Conclusion #1: Importing data from a dataflow connected to a CDM folder is slower than importing data using the ADLSgen2 connector with the default File System View option.
What about the Enhanced Compute Engine for dataflows? Won’t it help here? Not in the scenarios I’m testing, where the dataflow just exposes the data in the CSV files as-is and any Power Query transformations are being done in the dataset. Matthew Roche’s blog post here and the documentation explains when the Enhanced Compute Engine can help performance; if I created a computed entity to do the group by in my second test above then that would benefit from it for example. However in this series I want to keep a narrow focus on testing the performance of loading data from ADLSgen2 direct to Power BI without staging it anywhere.

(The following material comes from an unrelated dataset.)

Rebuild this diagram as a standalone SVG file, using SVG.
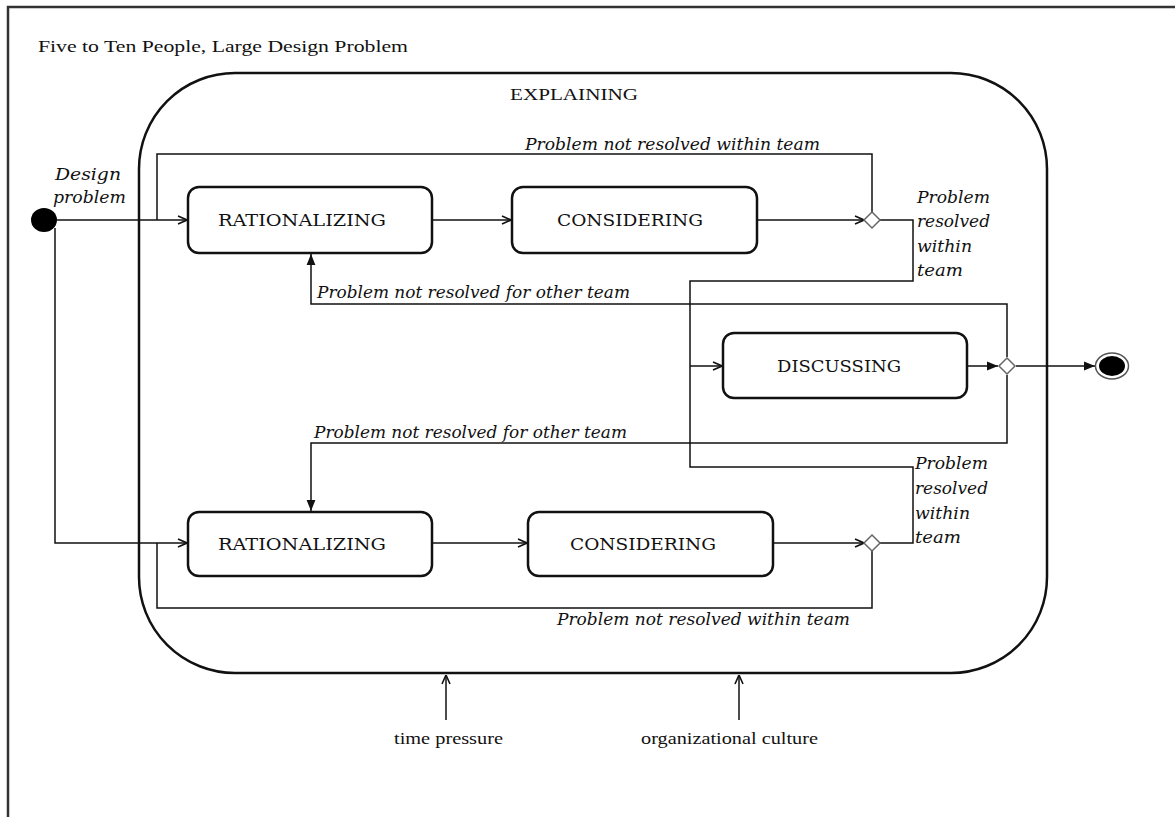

The second way to import data from a CDM folder is to use the CDM Folder View option (which, at the time of writing is in beta) in the ADLSgen2 connector:
I expected the performance of this method to be the same as the dataflow method, but interestingly it performed better when loading all the data with no transformations: on average it took 60 seconds to refresh the dataset. This was still a bit slower than the 56 seconds the ADLSgen2 connector took using the default File System View option to return the same data minus the filename column. I then ran the test to create a group by on the Transdate column and that resulted in an average dataset refresh time of 27 seconds, which is exactly the same as the ADLSgen2 connector with the default File System View option.
Conclusion #2: Importing data from a Common Data Model folder via the ADLSgen2 connector’s CDM Folder View option may perform very slightly slower, or about the same as, the default File System View option.
So no performance surprises again, which is a good thing. Personally, I think exposing your data via a CDM folder is much more user-friendly than giving people access to a folder full of files – it’s a shame it isn’t done more often.